Monday, January 20, 2025

1461 Days to Go

Hegel says somewhere that that great historic facts and personages recur twice. He forgot to add: "Once as tragedy, and again as farce." - Karl Marx

I gave myself two hours to write this, but my preceding business made it 75 minutes or so.

What are we here for?

It already feels like the administration have been there for years, and yet we haven't seen the first of it.

I think the most disparaging thing about the last few weeks has been the pure capitulation of both the business and the Democratic opposition, whose empty words and gestures along with wrong-headed conciliatory acts pervades the foreboding dread like the ashes over Los Angeles.

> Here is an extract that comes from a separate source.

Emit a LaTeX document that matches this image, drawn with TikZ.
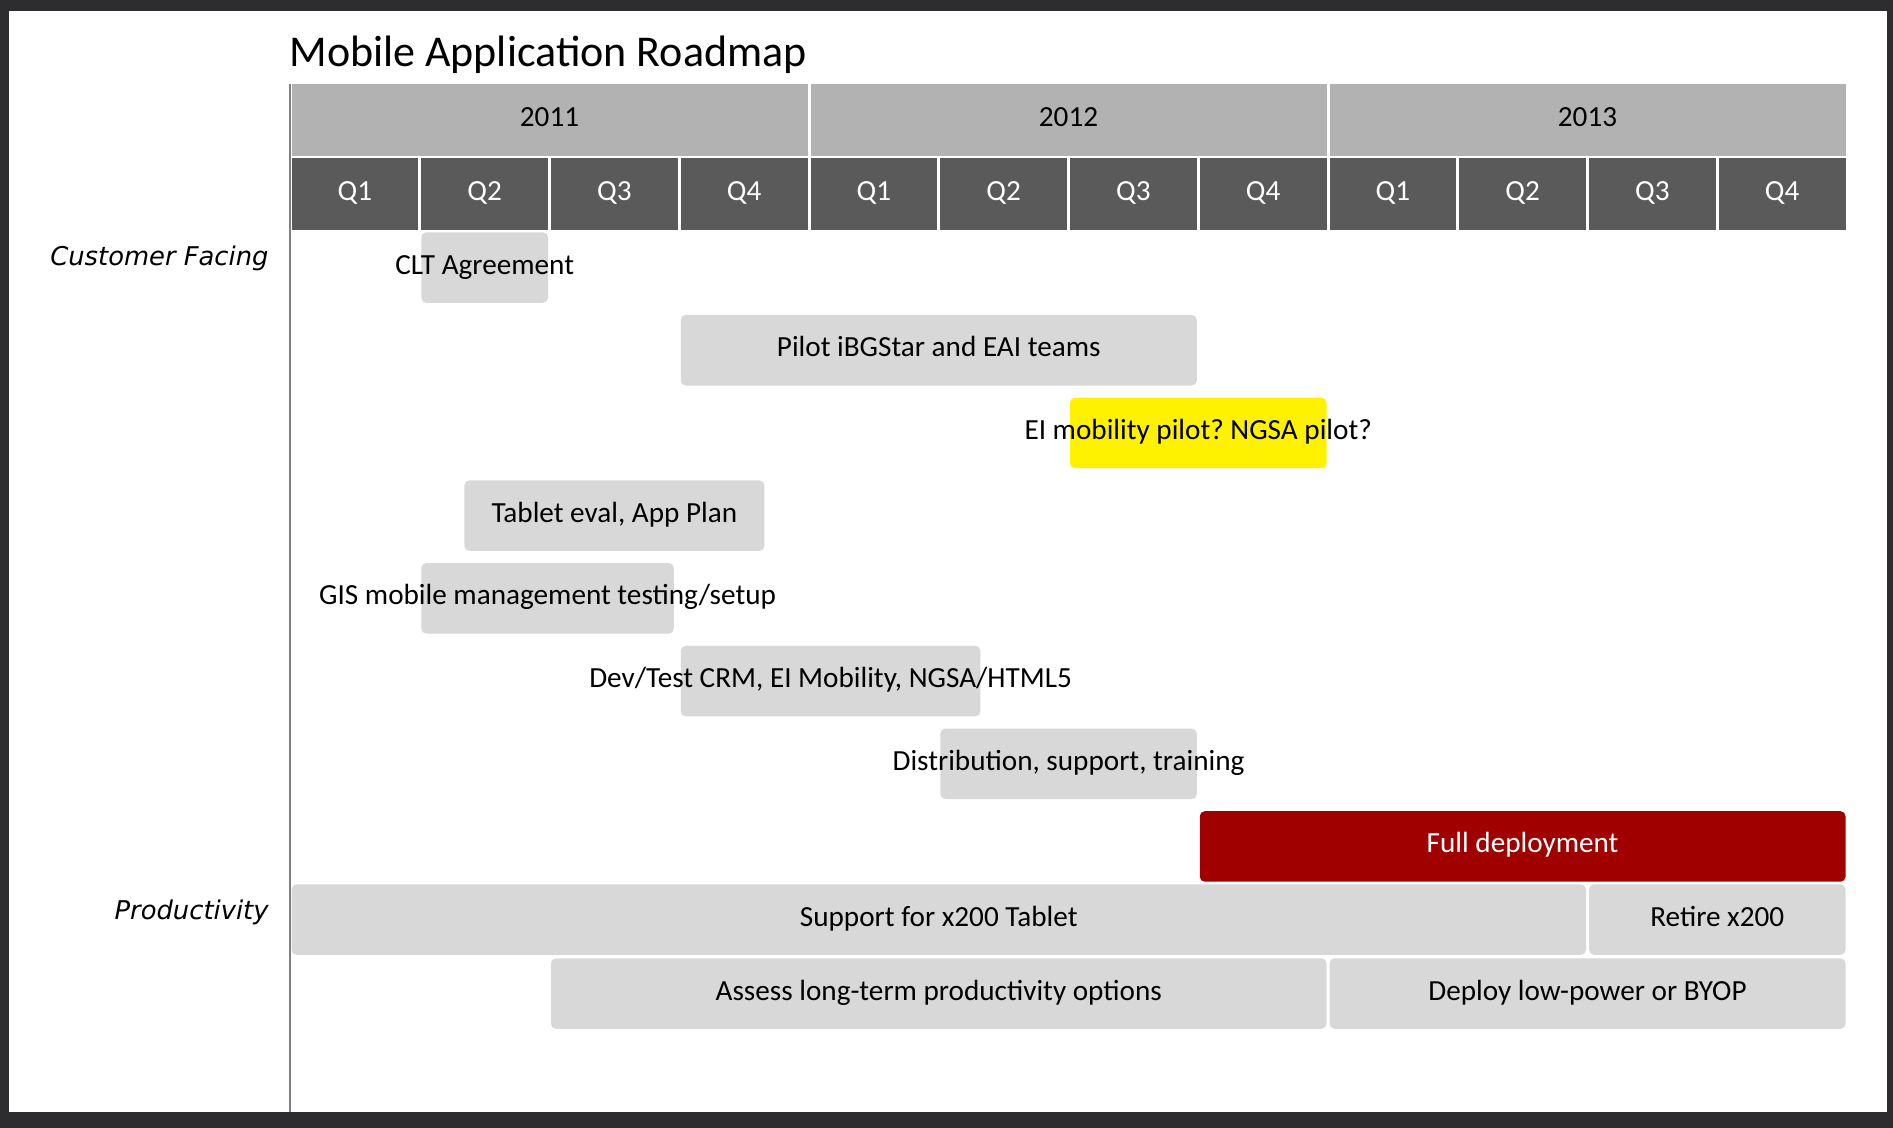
\documentclass[tikz,border=0pt]{standalone}
\usepackage{fontspec}
\setmainfont{Carlito}
\newfontfamily\labelfont{DejaVu Sans}
\frenchspacing
\definecolor{framecol}{RGB}{45,45,48}
\definecolor{yearcol}{RGB}{178,178,178}
\definecolor{qcol}{RGB}{90,90,90}
\definecolor{boxcol}{RGB}{216,216,216}
\definecolor{redcol}{RGB}{160,0,0}
\definecolor{axiscol}{RGB}{128,128,128}
\tikzset{
  cell/.style={rectangle, inner sep=0pt, outer sep=0pt, text height=0.8em, text depth=0.15em, font=\fontsize{14.6}{17}\selectfont},
  yearcell/.style={cell, fill=yearcol, text=black},
  qcell/.style={cell, fill=qcol, text=white},
  barbox/.style={cell, rounded corners=2.5pt, fill=boxcol, text=black},
  hibox/.style={barbox, fill=yellow},
  redbox/.style={barbox, fill=redcol, text=white},
  rowlabel/.style={font=\labelfont\fontsize{12.9}{16}\selectfont\itshape, anchor=base east, inner sep=0pt},
  titlestyle/.style={font=\fontsize{22}{26}\selectfont, anchor=base west, inner sep=0pt},
}
\newcommand\rmcell[7]{%
  \pgfmathsetmacro\rmxa{290+129.75*(#2)+1.5}%
  \pgfmathsetmacro\rmxb{290+129.75*(#3)-1.5}%
  \pgfmathsetmacro\rmw{(\rmxb-\rmxa)*0.5}%
  \pgfmathsetmacro\rmh{(#5)*0.5}%
  \pgfmathsetmacro\rmcx{(\rmxa+\rmxb)/2}%
  \pgfmathsetmacro\rmcy{#4+(#5)/2}%
  \node[#6, minimum width=\rmw pt, minimum height=\rmh pt] (#1) at (\rmcx,\rmcy) {\makebox[0pt]{#7}};%
}
\begin{document}
\begin{tikzpicture}[x=0.5pt, y=-0.5pt]
\fill[framecol] (0,0) rectangle (1893,1128);
\fill[white] (9,11) rectangle (1887,1112);
\useasboundingbox (0,0) rectangle (1893,1128);
% axis
\coordinate (axtop) at (290,84.5);
\coordinate (axbot) at (290,1112);
\draw[axiscol, line width=0.7pt] (axtop) -- (axbot);
% title
\node[titlestyle] (title) at (289,66.5) {Mobile Application Roadmap};
% years
\rmcell{y2011}{0}{4}{84.5}{71.5}{yearcell}{2011}
\rmcell{y2012}{4}{8}{84.5}{71.5}{yearcell}{2012}
\rmcell{y2013}{8}{12}{84.5}{71.5}{yearcell}{2013}
% quarters
\foreach \k/\lab in {0/Q1,1/Q2,2/Q3,3/Q4,4/Q1,5/Q2,6/Q3,7/Q4,8/Q1,9/Q2,10/Q3,11/Q4}{
  \pgfmathsetmacro\kk{\k+1}
  \rmcell{q\k}{\k}{\kk}{158.5}{71.5}{qcell}{\lab}
}
% row labels
\node[rowlabel] (cf) at (269,266) {Customer Facing};
\node[rowlabel] (prod) at (269,919) {Productivity};
% bars
\rmcell{clt}{1}{2}{232.3}{70.5}{barbox}{CLT Agreement}
\rmcell{pilot}{3}{7}{315}{70.5}{barbox}{Pilot iBGStar and EAI teams}
\rmcell{ei}{6}{8}{397.7}{70.5}{hibox}{EI mobility pilot? NGSA pilot?}
\rmcell{tablet}{1.333}{3.667}{480.4}{70.5}{barbox}{Tablet eval, App Plan}
\rmcell{gis}{1}{2.97}{563.1}{70.5}{barbox}{GIS mobile management testing/setup}
\rmcell{dev}{3}{5.333}{645.8}{70.5}{barbox}{Dev/Test CRM, EI Mobility, NGSA/HTML5}
\rmcell{dist}{5}{7}{728.5}{70.5}{barbox}{Distribution, support, training}
\rmcell{full}{7}{12}{811.2}{70.5}{redbox}{Full deployment}
\rmcell{support}{0}{10}{884.3}{70.5}{barbox}{Support for x200 Tablet}
\rmcell{retire}{10}{12}{884.3}{70.5}{barbox}{Retire x200}
\rmcell{assess}{2}{8}{958.3}{70.5}{barbox}{Assess long-term productivity options}
\rmcell{deploy}{8}{12}{958.3}{70.5}{barbox}{Deploy low-power or BYOP}
\end{tikzpicture}
\end{document}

It wasn't a domination by any means. Election was close and the coalition Trump has amassed is even looser than what he had at his first term. The House is hanging on a knife edge and the Senate, while Republican, seems largely disfavored towards Trump (although they will confirm most if not all the nominees anyway). In some sense, Trump starts with a worse hand than the start of his first term.

And yet why does people in power act like all hope is lost?

The dominating news of the last few days was the shutdown stunt of the TikTok.

When Vine was shut down around the start of Trump's first term, there was a sense of tragedy. Vine was a social media that tried to be worth something, and in that empowered so many under-privileged groups that it was a little miracle.

In contrast, TikTok's shutdown was a farce. And it was a farce from the beginning - the purest example of performative action - action that only makes sense in the barest of context and even then, useless.

It was always the case, but now it has been twisted into something even worse.

The ban of TikTok became law and is still law, but backroom dealing made the law all but a laughingstock. In this case, the act is symbol of what is very likely to come - Trump ignores the law.

I really wish TikTok is not our Reichstag.